Hut site, An Baile Dubh, Co. Kerry
Co. Kerry |
Settlement Sites
At An Baile Dubh on the Dingle Peninsula, a pair of shallow depressions in the ground mark what were once two conjoined huts.
They sit inside a bivallate rath, a type of enclosed farmstead defined by two concentric earthen banks, and the fact that two huts appear to have shared a common entrance gives the site an unusually domestic intimacy for something now reduced almost entirely to hollows in the soil.

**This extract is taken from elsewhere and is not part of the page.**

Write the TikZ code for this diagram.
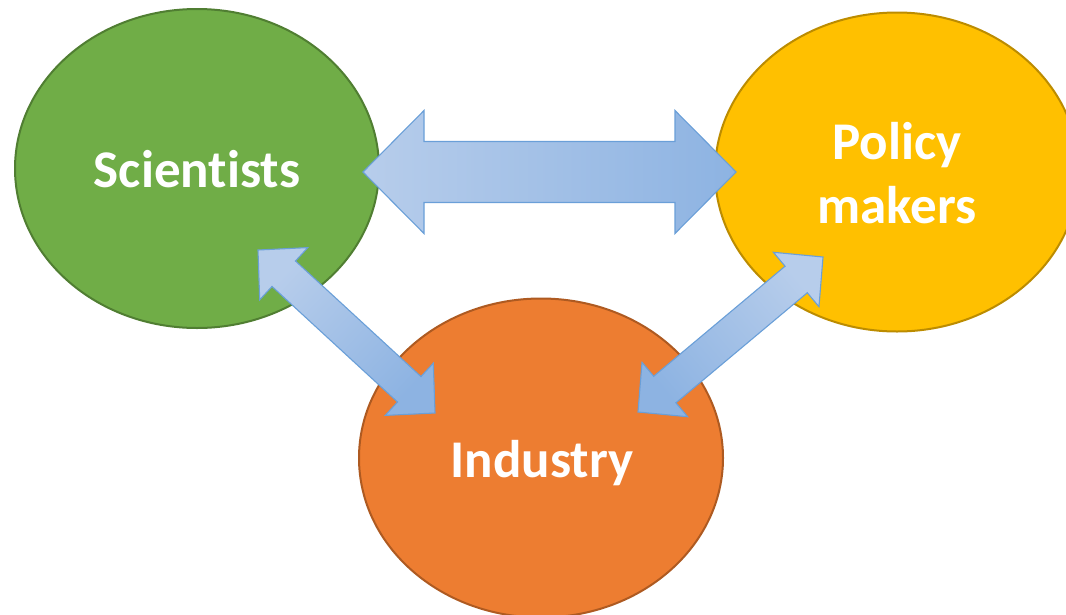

The remains occupy the north-west sector of the rath's interior and are badly disturbed, but their outlines can still be read. One hut was roughly circular, measuring approximately 4.6 metres by 3.9 metres internally; the other was rectangular, with a maximum internal measurement of around 4.6 metres. Between them, a gap of roughly 0.9 metres wide is thought to represent a shared entrance or connecting passage. The combination of a circular and a rectangular plan in a single joined structure is worth pausing over: it suggests adaptation or incremental building rather than a single designed unit, which is precisely the kind of domestic archaeology that rarely survives in any visible form. The site was documented by J. Cuppage in the 1986 Dingle Peninsula archaeological survey, a systematic fieldwork project covering the Corca Dhuibhne area.